Reservoir computing is only a few years old, but has created a lot of interest as a promising way to exploit recurrent networks for computational purposes while still preserving the tractability of a feedforward network. Mathematicians and computer scientists are interested in it for its possible applications to problems in pattern recognition and prediction, and are working on characterizing what makes a good reservoir and when a reservoir-based approach is most likely to succeed. Neuroscientists are looking for evidence that the brain uses these sorts of networks. Given the boom-and-bust history of fads in neural networks, it's probably too early to make any grand pronouncements. Still, at the very least, reservoir computing provides an interesting new way of thinking about how to compute with networks and how to compute in parallel, both of which are long-standing scientific problems.

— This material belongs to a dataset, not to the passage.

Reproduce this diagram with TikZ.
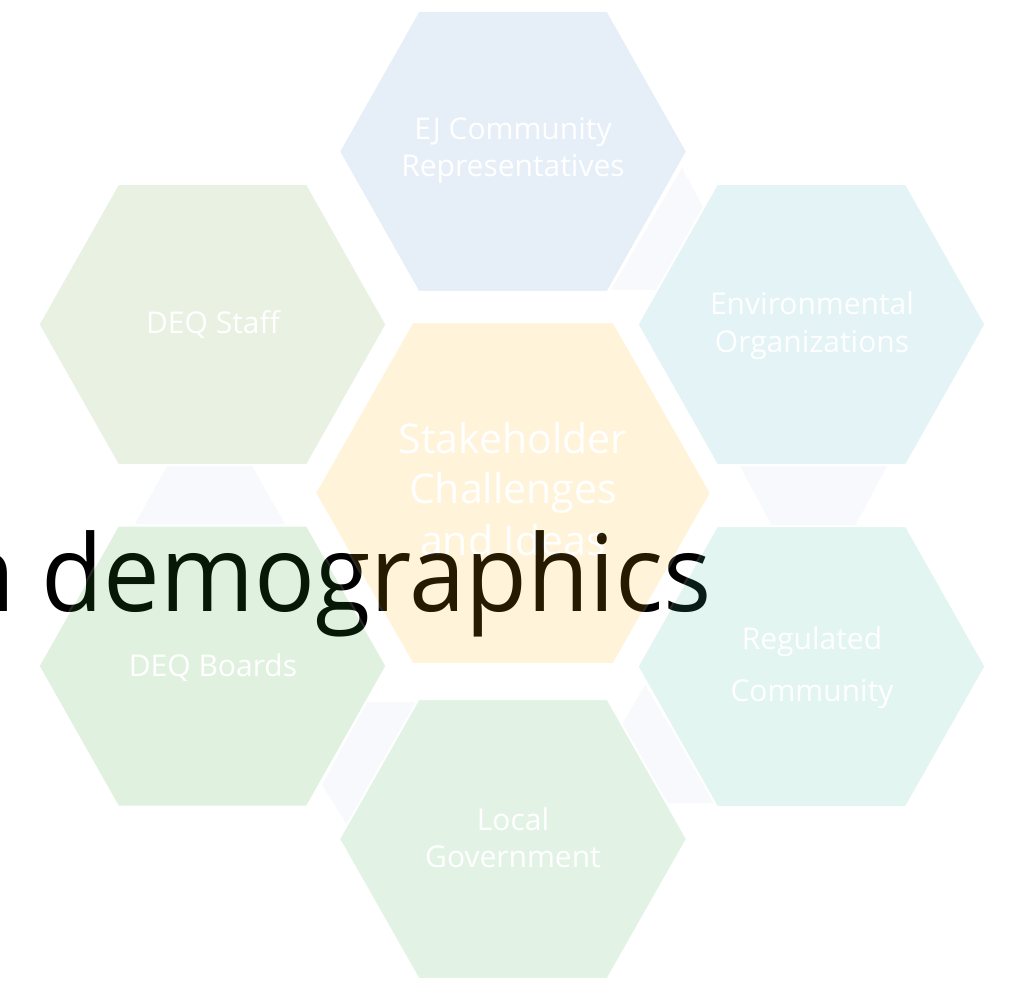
\documentclass[tikz,border=0pt]{standalone}
\usepackage{fontspec}
\setmainfont{Open Sans}
\usepackage{graphicx}
\definecolor{ejc}{RGB}{88,142,202}
\definecolor{envc}{RGB}{68,175,195}
\definecolor{staffc}{RGB}{102,162,62}
\definecolor{boardc}{RGB}{55,163,48}
\definecolor{regc}{RGB}{62,189,155}
\definecolor{localc}{RGB}{62,175,88}
\definecolor{centc}{RGB}{255,182,0}
\definecolor{connc}{RGB}{247,249,252}
\tikzset{
  hexp/.style n args={5}{insert path={({#1-#3},{#2}) -- ({#1-#5},{#2-#4}) -- ({#1+#5},{#2-#4}) -- ({#1+#3},{#2}) -- ({#1+#5},{#2+#4}) -- ({#1-#5},{#2+#4}) -- cycle}},
  hexlayer/.style={transparency group, opacity=0.15},
  hexedge/.style={draw=white, line width=2pt, line join=miter},
  conn/.style={fill=connc},
  lbl/.style={text=white, inner sep=0pt, anchor=base, font=\fontsize{30}{37}\selectfont},
  biglbl/.style={text=white, inner sep=0pt, anchor=base, font=\fontsize{41}{50}\selectfont},
  overtext/.style={text=black, inner sep=0pt, anchor=base east, font=\fontsize{106.5}{120}\selectfont}
}
\begin{document}
\begin{tikzpicture}[x=1pt,y=-1pt]
\fill[white] (0,0) rectangle (1011,981);
\useasboundingbox (0,0) rectangle (1011,981);
% connecting shapes
\fill[conn] (682,168) -- (730,257) -- (700,290) -- (611,290) -- cycle;
\fill[conn] (740,466) -- (887,466) -- (855,526) -- (772,526) -- cycle;
\fill[conn] (645,685) -- (715,803) -- (640,803) -- (600,763) -- cycle;
\fill[conn] (367,702) -- (420,702) -- (360,845) -- (322,785) -- cycle;
\fill[conn] (167,466) -- (252,466) -- (285,524) -- (135,524) -- cycle;
% white underlays hiding the covered parts of the connecting shapes
\path[fill=white, hexedge, hexp={513}{151.5}{174}{140.5}{94.5}];
\path[fill=white, hexedge, hexp={811.5}{324.5}{174}{140.5}{94.5}];
\path[fill=white, hexedge, hexp={212.5}{324.5}{174}{140.5}{94.5}];
\path[fill=white, hexedge, hexp={212.5}{666}{174}{140.5}{94.5}];
\path[fill=white, hexedge, hexp={811.5}{666.5}{174}{140.5}{94.5}];
\path[fill=white, hexedge, hexp={513}{839}{174}{140}{94.5}];
\path[fill=white, hexedge, hexp={513}{493}{198}{171}{100.5}];
% overlapping text
\node[overtext] (demo) at (712,611) {\scalebox{0.949}[1]{n demographics}};
% hexagons
\begin{scope}[hexlayer]
  \path[fill=ejc, hexedge, hexp={513}{151.5}{174}{140.5}{94.5}];
  \node[lbl] (ej1) at (513,140) {EJ Community};
  \node[lbl] (ej2) at (513,177) {Representatives};
\end{scope}
\begin{scope}[hexlayer]
  \path[fill=envc, hexedge, hexp={811.5}{324.5}{174}{140.5}{94.5}];
  \node[lbl] (env1) at (812,315) {Environmental};
  \node[lbl] (env2) at (812,352) {Organizations};
\end{scope}
\begin{scope}[hexlayer]
  \path[fill=staffc, hexedge, hexp={212.5}{324.5}{174}{140.5}{94.5}];
  \node[lbl] (staff) at (213,334) {DEQ Staff};
\end{scope}
\begin{scope}[hexlayer]
  \path[fill=boardc, hexedge, hexp={212.5}{666}{174}{140.5}{94.5}];
  \node[lbl] (boards) at (213,676) {DEQ Boards};
\end{scope}
\begin{scope}[hexlayer]
  \path[fill=regc, hexedge, hexp={811.5}{666.5}{174}{140.5}{94.5}];
  \node[lbl] (reg1) at (812,649) {Regulated};
  \node[lbl] (reg2) at (812,701) {Community};
\end{scope}
\begin{scope}[hexlayer]
  \path[fill=localc, hexedge, hexp={513}{839}{174}{140}{94.5}];
  \node[lbl] (loc1) at (513,830) {Local};
  \node[lbl] (loc2) at (513,867) {Government};
\end{scope}
\begin{scope}[hexlayer]
  \path[fill=centc, hexedge, hexp={513}{493}{198}{171}{100.5}];
  \node[biglbl] (c1) at (513,453) {Stakeholder};
  \node[biglbl] (c2) at (513,503.5) {Challenges};
  \node[biglbl] (c3) at (513,555) {and Ideas};
\end{scope}
\end{tikzpicture}
\end{document}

[1] Feedforward networks can be specifically designed to give you some limited memory, but this isn't a general property.
[2] The architecture of a feedforward network doesn't have to be too complex in order to approximate all reasonable transformations but this usually requires extremely large numbers of neurons.
[3] Reservoir computing was introduced by Jaeger H. (2001) and Maass W., Natschlaeger T. and Markram H. (2002)
[4] The weights do not need to be chosen randomly. You just need a diversity of transformations and it turns out that this can often be achieved without any special structure in the weights. This is linked to the observation that, in high dimensions, randomly chosen sets often do nearly as well as optimally chosen sets for certain tasks (and certain meanings of “random”).
[5] To some extent this property includes the previous one: having a diversity of transformations often means having some with long memory. This is equivalent to having the “echoes” of the signal lasting for a long time in the network.